2 Usage

2.1 Minimal example

Start by creating an empty directory. This will serve as the source tree of your book.

Download the book-mk source code and extract its contents into a subdirectory ./book-mk so that “./book-mk/book.mk” points to the makefile. Other than things like ./book-mk/README.md or ./book-mk/doc.md, most of the files under ./book-mk are essential and should not be removed.

Create ./Makefile with the following contents:

metadata=-M title="My first book" \
         -M author="Your Name"

tool_dir=book-mk
include $(tool_dir)/book.mk

This is your top-level makefile and is the entry point of the build system. (The metadata and tool_dir variables are special, so don’t rename them!)

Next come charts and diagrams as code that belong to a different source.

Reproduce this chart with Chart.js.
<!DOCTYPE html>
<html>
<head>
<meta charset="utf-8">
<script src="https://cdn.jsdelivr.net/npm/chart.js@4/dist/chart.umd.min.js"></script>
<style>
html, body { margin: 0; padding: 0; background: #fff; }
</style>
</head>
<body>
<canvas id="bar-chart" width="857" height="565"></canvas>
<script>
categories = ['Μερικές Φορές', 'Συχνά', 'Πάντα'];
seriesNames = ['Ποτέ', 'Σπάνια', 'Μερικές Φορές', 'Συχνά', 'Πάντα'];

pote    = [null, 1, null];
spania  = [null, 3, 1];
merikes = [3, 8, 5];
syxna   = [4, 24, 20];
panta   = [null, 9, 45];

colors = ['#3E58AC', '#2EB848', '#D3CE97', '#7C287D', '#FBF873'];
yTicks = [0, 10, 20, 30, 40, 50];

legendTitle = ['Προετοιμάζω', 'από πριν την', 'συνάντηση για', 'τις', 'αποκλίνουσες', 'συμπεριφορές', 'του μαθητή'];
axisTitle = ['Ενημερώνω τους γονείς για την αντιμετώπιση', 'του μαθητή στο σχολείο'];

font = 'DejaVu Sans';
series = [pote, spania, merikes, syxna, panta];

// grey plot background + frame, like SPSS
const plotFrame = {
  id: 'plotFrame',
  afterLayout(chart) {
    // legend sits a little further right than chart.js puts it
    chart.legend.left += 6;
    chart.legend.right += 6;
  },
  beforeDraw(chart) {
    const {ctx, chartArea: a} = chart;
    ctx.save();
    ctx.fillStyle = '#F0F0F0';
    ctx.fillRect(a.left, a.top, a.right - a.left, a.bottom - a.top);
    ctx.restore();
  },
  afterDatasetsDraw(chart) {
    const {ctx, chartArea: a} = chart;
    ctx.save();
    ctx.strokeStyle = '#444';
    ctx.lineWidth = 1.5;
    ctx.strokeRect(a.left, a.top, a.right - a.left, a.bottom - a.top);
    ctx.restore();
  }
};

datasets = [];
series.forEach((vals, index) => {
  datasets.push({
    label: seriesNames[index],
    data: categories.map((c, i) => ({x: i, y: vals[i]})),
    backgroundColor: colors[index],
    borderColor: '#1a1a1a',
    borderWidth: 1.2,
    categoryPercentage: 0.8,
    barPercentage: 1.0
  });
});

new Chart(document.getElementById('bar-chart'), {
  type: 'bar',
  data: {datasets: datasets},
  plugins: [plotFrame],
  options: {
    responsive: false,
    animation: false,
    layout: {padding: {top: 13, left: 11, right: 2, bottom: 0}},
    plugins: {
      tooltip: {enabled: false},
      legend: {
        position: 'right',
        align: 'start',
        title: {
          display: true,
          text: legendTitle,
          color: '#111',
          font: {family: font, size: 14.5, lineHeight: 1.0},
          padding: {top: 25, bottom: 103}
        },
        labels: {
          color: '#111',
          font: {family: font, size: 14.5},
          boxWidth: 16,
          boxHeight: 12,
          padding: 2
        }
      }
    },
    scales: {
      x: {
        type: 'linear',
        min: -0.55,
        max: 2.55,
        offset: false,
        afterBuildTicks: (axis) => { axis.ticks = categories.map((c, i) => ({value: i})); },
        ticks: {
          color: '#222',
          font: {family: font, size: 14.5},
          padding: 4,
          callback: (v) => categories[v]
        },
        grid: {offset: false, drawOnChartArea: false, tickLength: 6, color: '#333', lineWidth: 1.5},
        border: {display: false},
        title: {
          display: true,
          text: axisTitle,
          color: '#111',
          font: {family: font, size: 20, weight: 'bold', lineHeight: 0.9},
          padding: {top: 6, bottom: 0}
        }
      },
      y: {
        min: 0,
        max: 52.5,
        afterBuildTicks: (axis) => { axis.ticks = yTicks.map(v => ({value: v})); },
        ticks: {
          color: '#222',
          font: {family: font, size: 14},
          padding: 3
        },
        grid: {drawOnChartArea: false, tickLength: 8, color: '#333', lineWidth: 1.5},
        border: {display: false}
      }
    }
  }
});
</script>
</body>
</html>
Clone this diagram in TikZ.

Next, create ./src/SUMMARY.md with your table of contents:

[Preface](preface.md)
- [Chapter 1](chapter-1.md)
- [Chapter 2](chapter-2.md)
  - [Section 2.1](section-2-1.md)
[Epilogue](epilogue.md)

Finally, create a file ./src/preface.md with the following contents:

Hello world!

Don’t worry about the other chapters – the build system will automatically create them if they’re missing.

2.2 Building the book

Simply run:

make target/html target/pdf
  • The HTML version is at target/html/index.html.
  • The PDF version is at target/pdf/book.pdf. There’ll be some auxiliary files created in target/pdf as well, but none of them are essential. They can be useful for debugging problems though.

The makefile also provides the following commands (phony targets):

  • clean: Remove the target directory. This does not remove the .local directory, however, because building those can often take some time.
  • deploy-gh-pages: Upload the HTML and PDF books to GitHub pages using the origin remote of the current Git repository.